Stored items from a collection:
****************************************

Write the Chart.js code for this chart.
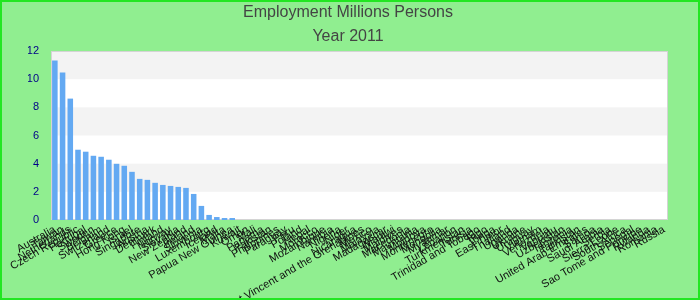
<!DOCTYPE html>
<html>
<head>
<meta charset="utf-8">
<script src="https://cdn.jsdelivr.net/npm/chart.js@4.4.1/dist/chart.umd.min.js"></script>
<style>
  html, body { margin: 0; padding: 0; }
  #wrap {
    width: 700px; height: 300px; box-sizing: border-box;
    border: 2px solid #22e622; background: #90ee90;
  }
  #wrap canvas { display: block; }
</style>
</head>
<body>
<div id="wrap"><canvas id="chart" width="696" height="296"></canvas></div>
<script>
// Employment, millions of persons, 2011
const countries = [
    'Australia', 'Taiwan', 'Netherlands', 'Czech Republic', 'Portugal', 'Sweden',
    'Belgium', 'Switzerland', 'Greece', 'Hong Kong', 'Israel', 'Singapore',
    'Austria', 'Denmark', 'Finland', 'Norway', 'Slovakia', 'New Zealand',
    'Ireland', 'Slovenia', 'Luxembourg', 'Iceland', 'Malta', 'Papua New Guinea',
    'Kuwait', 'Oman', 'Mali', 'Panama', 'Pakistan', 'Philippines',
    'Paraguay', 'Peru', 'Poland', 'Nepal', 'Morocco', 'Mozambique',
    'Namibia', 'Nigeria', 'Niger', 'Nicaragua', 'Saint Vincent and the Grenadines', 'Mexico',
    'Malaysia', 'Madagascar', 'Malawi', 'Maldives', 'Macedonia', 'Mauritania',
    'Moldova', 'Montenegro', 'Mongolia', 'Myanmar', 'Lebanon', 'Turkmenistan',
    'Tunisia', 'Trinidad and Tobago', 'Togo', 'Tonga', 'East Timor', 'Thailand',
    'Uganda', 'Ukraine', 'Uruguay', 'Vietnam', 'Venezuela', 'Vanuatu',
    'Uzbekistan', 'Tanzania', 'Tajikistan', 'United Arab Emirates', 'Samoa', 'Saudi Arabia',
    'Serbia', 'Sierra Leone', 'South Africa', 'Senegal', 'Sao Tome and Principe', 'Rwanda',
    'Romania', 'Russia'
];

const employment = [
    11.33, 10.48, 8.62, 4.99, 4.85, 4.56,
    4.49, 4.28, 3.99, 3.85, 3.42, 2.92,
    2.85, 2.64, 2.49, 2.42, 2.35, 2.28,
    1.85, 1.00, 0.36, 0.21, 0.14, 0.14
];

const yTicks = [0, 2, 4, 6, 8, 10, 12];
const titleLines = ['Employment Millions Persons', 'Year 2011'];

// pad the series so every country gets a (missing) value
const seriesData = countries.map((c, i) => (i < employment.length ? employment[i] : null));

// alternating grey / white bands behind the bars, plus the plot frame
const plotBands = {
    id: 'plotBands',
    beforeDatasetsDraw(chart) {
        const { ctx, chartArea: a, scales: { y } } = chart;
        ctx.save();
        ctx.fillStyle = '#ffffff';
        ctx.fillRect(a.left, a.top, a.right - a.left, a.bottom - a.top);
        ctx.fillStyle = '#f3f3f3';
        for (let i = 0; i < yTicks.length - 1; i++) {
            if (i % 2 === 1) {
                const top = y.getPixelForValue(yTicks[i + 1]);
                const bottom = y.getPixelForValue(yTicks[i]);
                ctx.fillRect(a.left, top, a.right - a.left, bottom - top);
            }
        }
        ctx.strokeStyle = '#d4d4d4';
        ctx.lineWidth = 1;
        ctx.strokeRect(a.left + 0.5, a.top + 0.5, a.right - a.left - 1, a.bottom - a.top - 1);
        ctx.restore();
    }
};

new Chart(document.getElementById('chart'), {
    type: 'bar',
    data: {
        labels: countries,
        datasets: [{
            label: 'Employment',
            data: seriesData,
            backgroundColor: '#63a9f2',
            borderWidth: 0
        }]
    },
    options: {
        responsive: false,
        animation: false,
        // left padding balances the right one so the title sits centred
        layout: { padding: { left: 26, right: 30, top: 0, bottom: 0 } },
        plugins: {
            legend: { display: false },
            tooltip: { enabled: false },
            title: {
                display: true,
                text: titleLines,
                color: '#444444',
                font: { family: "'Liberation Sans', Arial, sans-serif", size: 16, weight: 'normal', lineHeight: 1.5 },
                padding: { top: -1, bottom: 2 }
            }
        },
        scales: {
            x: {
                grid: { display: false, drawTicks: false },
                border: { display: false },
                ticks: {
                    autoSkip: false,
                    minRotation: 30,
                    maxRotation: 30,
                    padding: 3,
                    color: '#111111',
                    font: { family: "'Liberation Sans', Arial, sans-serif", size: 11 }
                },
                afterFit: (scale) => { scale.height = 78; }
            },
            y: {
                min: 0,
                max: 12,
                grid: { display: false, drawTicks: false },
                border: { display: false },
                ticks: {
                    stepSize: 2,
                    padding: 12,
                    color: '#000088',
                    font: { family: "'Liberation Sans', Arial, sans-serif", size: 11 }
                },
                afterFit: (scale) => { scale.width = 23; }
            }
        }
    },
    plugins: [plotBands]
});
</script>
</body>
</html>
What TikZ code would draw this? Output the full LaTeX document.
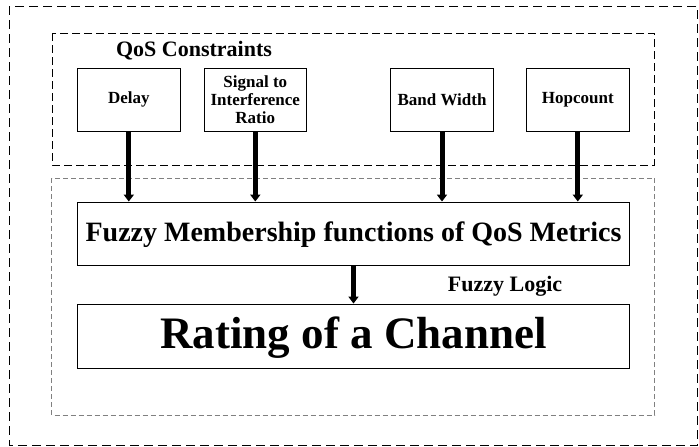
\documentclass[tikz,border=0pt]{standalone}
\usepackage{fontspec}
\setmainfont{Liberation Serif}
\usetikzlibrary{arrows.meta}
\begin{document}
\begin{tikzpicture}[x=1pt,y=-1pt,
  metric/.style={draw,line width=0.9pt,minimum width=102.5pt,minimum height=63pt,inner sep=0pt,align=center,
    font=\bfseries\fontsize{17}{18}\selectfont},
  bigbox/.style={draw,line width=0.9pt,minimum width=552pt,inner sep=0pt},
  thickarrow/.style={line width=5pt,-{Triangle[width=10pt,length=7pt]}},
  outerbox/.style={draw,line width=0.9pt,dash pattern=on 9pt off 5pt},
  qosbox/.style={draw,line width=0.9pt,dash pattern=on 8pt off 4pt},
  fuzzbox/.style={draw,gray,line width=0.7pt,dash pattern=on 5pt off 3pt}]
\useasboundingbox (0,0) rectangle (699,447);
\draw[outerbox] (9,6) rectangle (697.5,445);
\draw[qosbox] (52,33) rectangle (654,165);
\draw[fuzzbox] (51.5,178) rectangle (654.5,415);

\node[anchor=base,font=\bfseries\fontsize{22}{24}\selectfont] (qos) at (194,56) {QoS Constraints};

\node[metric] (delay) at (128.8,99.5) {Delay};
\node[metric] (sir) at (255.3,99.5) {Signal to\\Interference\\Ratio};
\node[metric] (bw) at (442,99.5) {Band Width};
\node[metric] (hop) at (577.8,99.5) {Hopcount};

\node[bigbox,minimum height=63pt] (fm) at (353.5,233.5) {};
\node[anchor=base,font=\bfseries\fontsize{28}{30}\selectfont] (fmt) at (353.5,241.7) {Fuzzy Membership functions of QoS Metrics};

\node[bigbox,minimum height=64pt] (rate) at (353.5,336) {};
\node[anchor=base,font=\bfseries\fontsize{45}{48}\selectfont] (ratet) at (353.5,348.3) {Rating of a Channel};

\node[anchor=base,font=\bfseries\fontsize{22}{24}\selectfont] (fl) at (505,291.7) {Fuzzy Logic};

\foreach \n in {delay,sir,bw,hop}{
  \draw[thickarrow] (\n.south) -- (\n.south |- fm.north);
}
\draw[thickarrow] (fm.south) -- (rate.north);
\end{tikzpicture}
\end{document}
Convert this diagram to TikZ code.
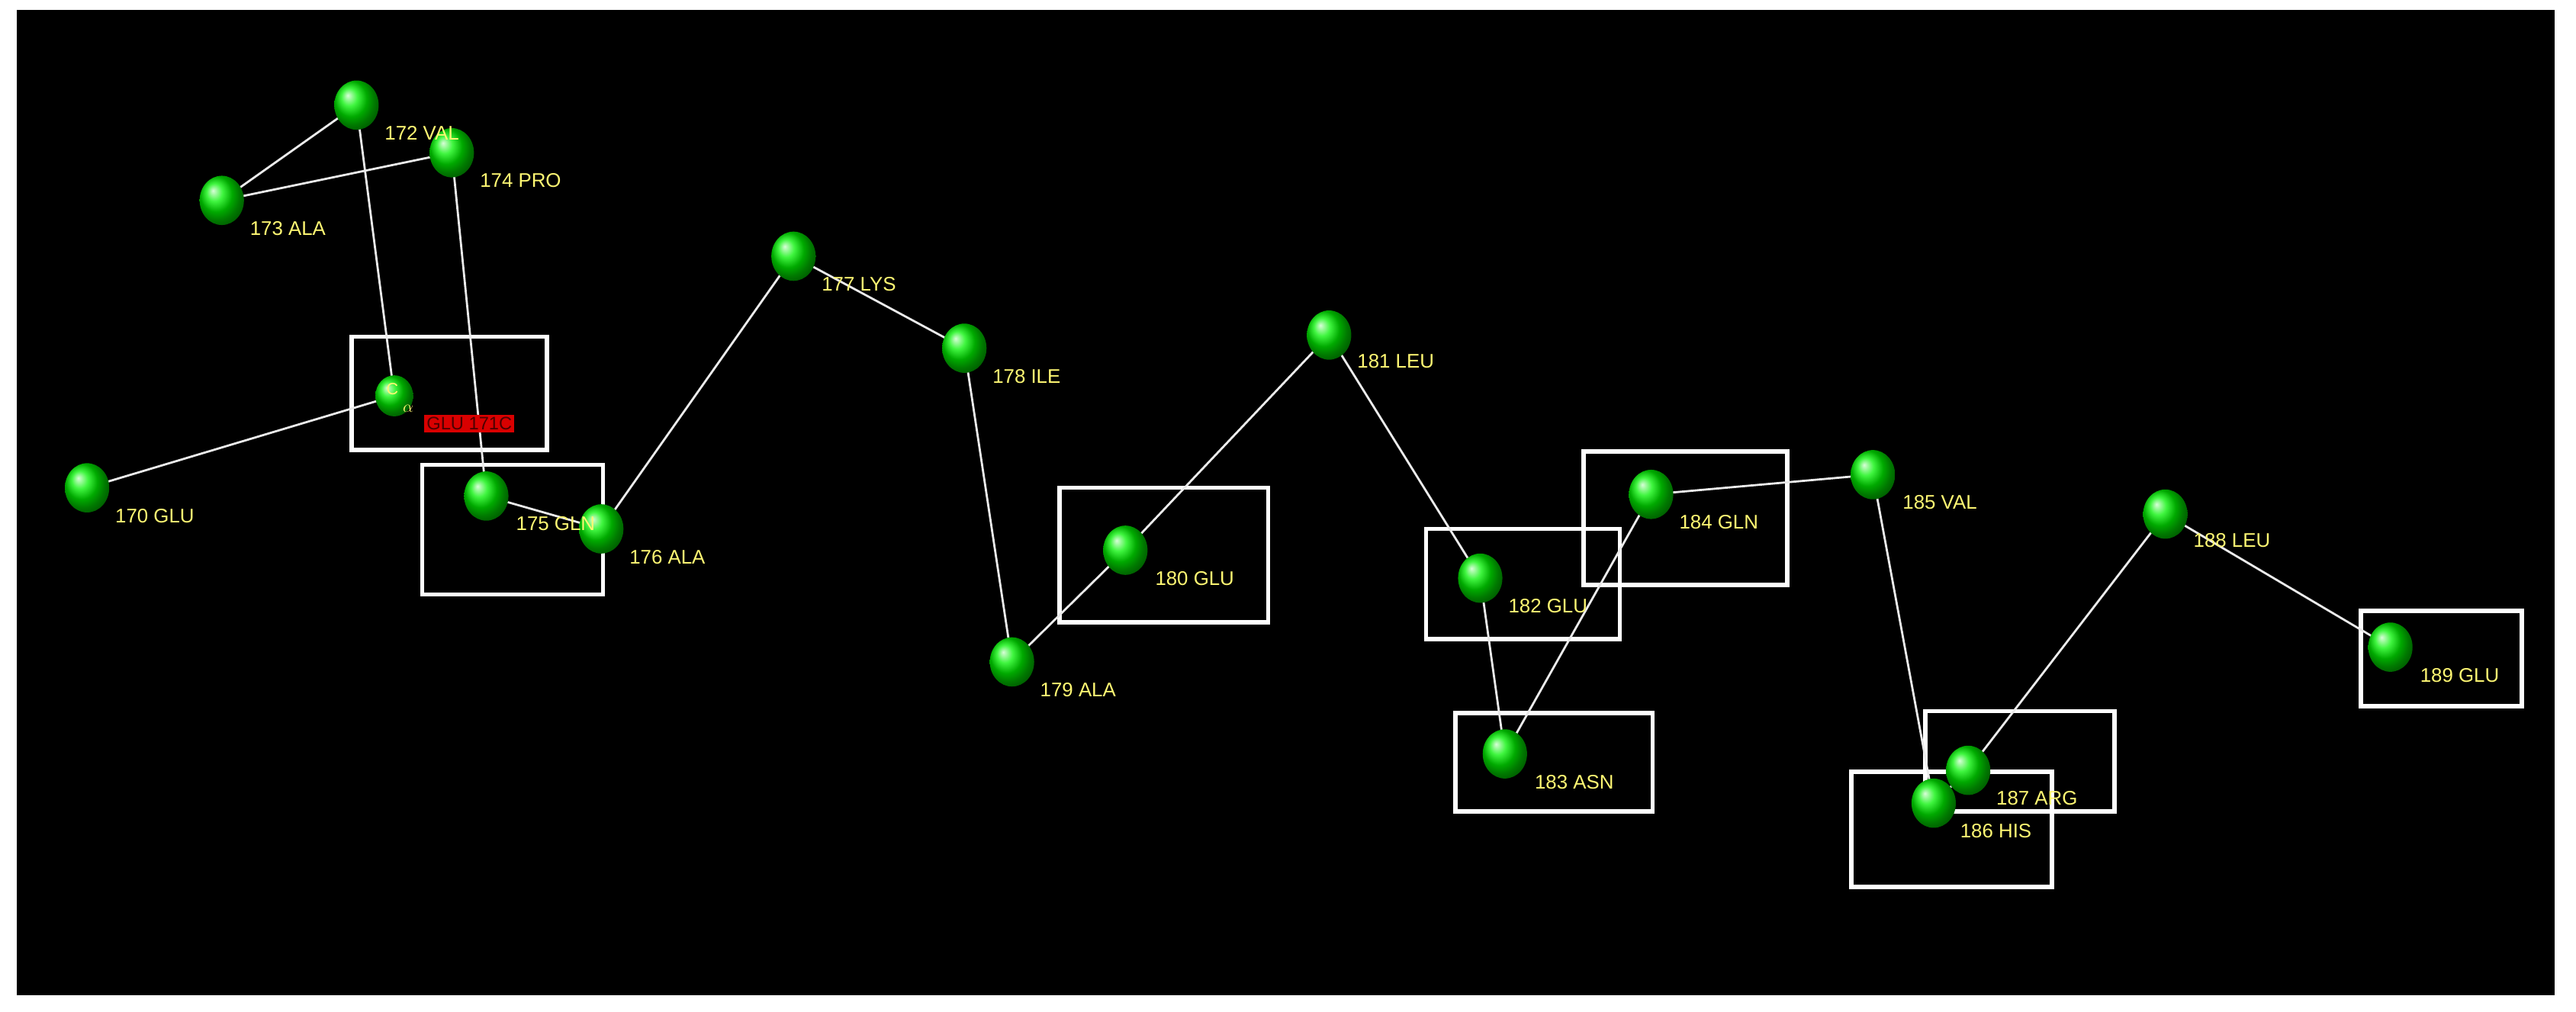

****************************************

● Exercise details
Without including any picture, retype the entries exactly.

● Right answer
Write the Chart.js code for this chart.
<!DOCTYPE html>
<html>
<head>
<meta charset="utf-8">
<script src="https://cdn.jsdelivr.net/npm/chart.js@4.4.1/dist/chart.umd.min.js"></script>
<style>
  html, body { margin: 0; padding: 0; }
  #wrap {
    width: 700px; height: 300px; box-sizing: border-box;
    border: 2px solid #22e622; background: #90ee90;
  }
  #wrap canvas { display: block; }
</style>
</head>
<body>
<div id="wrap"><canvas id="chart" width="696" height="296"></canvas></div>
<script>
// Employment, millions of persons, 2011
const countries = [
    'Australia', 'Taiwan', 'Netherlands', 'Czech Republic', 'Portugal', 'Sweden',
    'Belgium', 'Switzerland', 'Greece', 'Hong Kong', 'Israel', 'Singapore',
    'Austria', 'Denmark', 'Finland', 'Norway', 'Slovakia', 'New Zealand',
    'Ireland', 'Slovenia', 'Luxembourg', 'Iceland', 'Malta', 'Papua New Guinea',
    'Kuwait', 'Oman', 'Mali', 'Panama', 'Pakistan', 'Philippines',
    'Paraguay', 'Peru', 'Poland', 'Nepal', 'Morocco', 'Mozambique',
    'Namibia', 'Nigeria', 'Niger', 'Nicaragua', 'Saint Vincent and the Grenadines', 'Mexico',
    'Malaysia', 'Madagascar', 'Malawi', 'Maldives', 'Macedonia', 'Mauritania',
    'Moldova', 'Montenegro', 'Mongolia', 'Myanmar', 'Lebanon', 'Turkmenistan',
    'Tunisia', 'Trinidad and Tobago', 'Togo', 'Tonga', 'East Timor', 'Thailand',
    'Uganda', 'Ukraine', 'Uruguay', 'Vietnam', 'Venezuela', 'Vanuatu',
    'Uzbekistan', 'Tanzania', 'Tajikistan', 'United Arab Emirates', 'Samoa', 'Saudi Arabia',
    'Serbia', 'Sierra Leone', 'South Africa', 'Senegal', 'Sao Tome and Principe', 'Rwanda',
    'Romania', 'Russia'
];

const employment = [
    11.33, 10.48, 8.62, 4.99, 4.85, 4.56,
    4.49, 4.28, 3.99, 3.85, 3.42, 2.92,
    2.85, 2.64, 2.49, 2.42, 2.35, 2.28,
    1.85, 1.00, 0.36, 0.21, 0.14, 0.14
];

const yTicks = [0, 2, 4, 6, 8, 10, 12];
const titleLines = ['Employment Millions Persons', 'Year 2011'];

// pad the series so every country gets a (missing) value
const seriesData = countries.map((c, i) => (i < employment.length ? employment[i] : null));

// alternating grey / white bands behind the bars, plus the plot frame
const plotBands = {
    id: 'plotBands',
    beforeDatasetsDraw(chart) {
        const { ctx, chartArea: a, scales: { y } } = chart;
        ctx.save();
        ctx.fillStyle = '#ffffff';
        ctx.fillRect(a.left, a.top, a.right - a.left, a.bottom - a.top);
        ctx.fillStyle = '#f3f3f3';
        for (let i = 0; i < yTicks.length - 1; i++) {
            if (i % 2 === 1) {
                const top = y.getPixelForValue(yTicks[i + 1]);
                const bottom = y.getPixelForValue(yTicks[i]);
                ctx.fillRect(a.left, top, a.right - a.left, bottom - top);
            }
        }
        ctx.strokeStyle = '#d4d4d4';
        ctx.lineWidth = 1;
        ctx.strokeRect(a.left + 0.5, a.top + 0.5, a.right - a.left - 1, a.bottom - a.top - 1);
        ctx.restore();
    }
};

new Chart(document.getElementById('chart'), {
    type: 'bar',
    data: {
        labels: countries,
        datasets: [{
            label: 'Employment',
            data: seriesData,
            backgroundColor: '#63a9f2',
            borderWidth: 0
        }]
    },
    options: {
        responsive: false,
        animation: false,
        // left padding balances the right one so the title sits centred
        layout: { padding: { left: 26, right: 30, top: 0, bottom: 0 } },
        plugins: {
            legend: { display: false },
            tooltip: { enabled: false },
            title: {
                display: true,
                text: titleLines,
                color: '#444444',
                font: { family: "'Liberation Sans', Arial, sans-serif", size: 16, weight: 'normal', lineHeight: 1.5 },
                padding: { top: -1, bottom: 2 }
            }
        },
        scales: {
            x: {
                grid: { display: false, drawTicks: false },
                border: { display: false },
                ticks: {
                    autoSkip: false,
                    minRotation: 30,
                    maxRotation: 30,
                    padding: 3,
                    color: '#111111',
                    font: { family: "'Liberation Sans', Arial, sans-serif", size: 11 }
                },
                afterFit: (scale) => { scale.height = 78; }
            },
            y: {
                min: 0,
                max: 12,
                grid: { display: false, drawTicks: false },
                border: { display: false },
                ticks: {
                    stepSize: 2,
                    padding: 12,
                    color: '#000088',
                    font: { family: "'Liberation Sans', Arial, sans-serif", size: 11 }
                },
                afterFit: (scale) => { scale.width = 23; }
            }
        }
    },
    plugins: [plotBands]
});
</script>
</body>
</html>
What TikZ code would draw this? Output the full LaTeX document.
\documentclass[tikz,border=0pt]{standalone}
\usepackage{fontspec}
\setmainfont{Liberation Serif}
\usetikzlibrary{arrows.meta}
\begin{document}
\begin{tikzpicture}[x=1pt,y=-1pt,
  metric/.style={draw,line width=0.9pt,minimum width=102.5pt,minimum height=63pt,inner sep=0pt,align=center,
    font=\bfseries\fontsize{17}{18}\selectfont},
  bigbox/.style={draw,line width=0.9pt,minimum width=552pt,inner sep=0pt},
  thickarrow/.style={line width=5pt,-{Triangle[width=10pt,length=7pt]}},
  outerbox/.style={draw,line width=0.9pt,dash pattern=on 9pt off 5pt},
  qosbox/.style={draw,line width=0.9pt,dash pattern=on 8pt off 4pt},
  fuzzbox/.style={draw,gray,line width=0.7pt,dash pattern=on 5pt off 3pt}]
\useasboundingbox (0,0) rectangle (699,447);
\draw[outerbox] (9,6) rectangle (697.5,445);
\draw[qosbox] (52,33) rectangle (654,165);
\draw[fuzzbox] (51.5,178) rectangle (654.5,415);

\node[anchor=base,font=\bfseries\fontsize{22}{24}\selectfont] (qos) at (194,56) {QoS Constraints};

\node[metric] (delay) at (128.8,99.5) {Delay};
\node[metric] (sir) at (255.3,99.5) {Signal to\\Interference\\Ratio};
\node[metric] (bw) at (442,99.5) {Band Width};
\node[metric] (hop) at (577.8,99.5) {Hopcount};

\node[bigbox,minimum height=63pt] (fm) at (353.5,233.5) {};
\node[anchor=base,font=\bfseries\fontsize{28}{30}\selectfont] (fmt) at (353.5,241.7) {Fuzzy Membership functions of QoS Metrics};

\node[bigbox,minimum height=64pt] (rate) at (353.5,336) {};
\node[anchor=base,font=\bfseries\fontsize{45}{48}\selectfont] (ratet) at (353.5,348.3) {Rating of a Channel};

\node[anchor=base,font=\bfseries\fontsize{22}{24}\selectfont] (fl) at (505,291.7) {Fuzzy Logic};

\foreach \n in {delay,sir,bw,hop}{
  \draw[thickarrow] (\n.south) -- (\n.south |- fm.north);
}
\draw[thickarrow] (fm.south) -- (rate.north);
\end{tikzpicture}
\end{document}
Convert this diagram to TikZ code.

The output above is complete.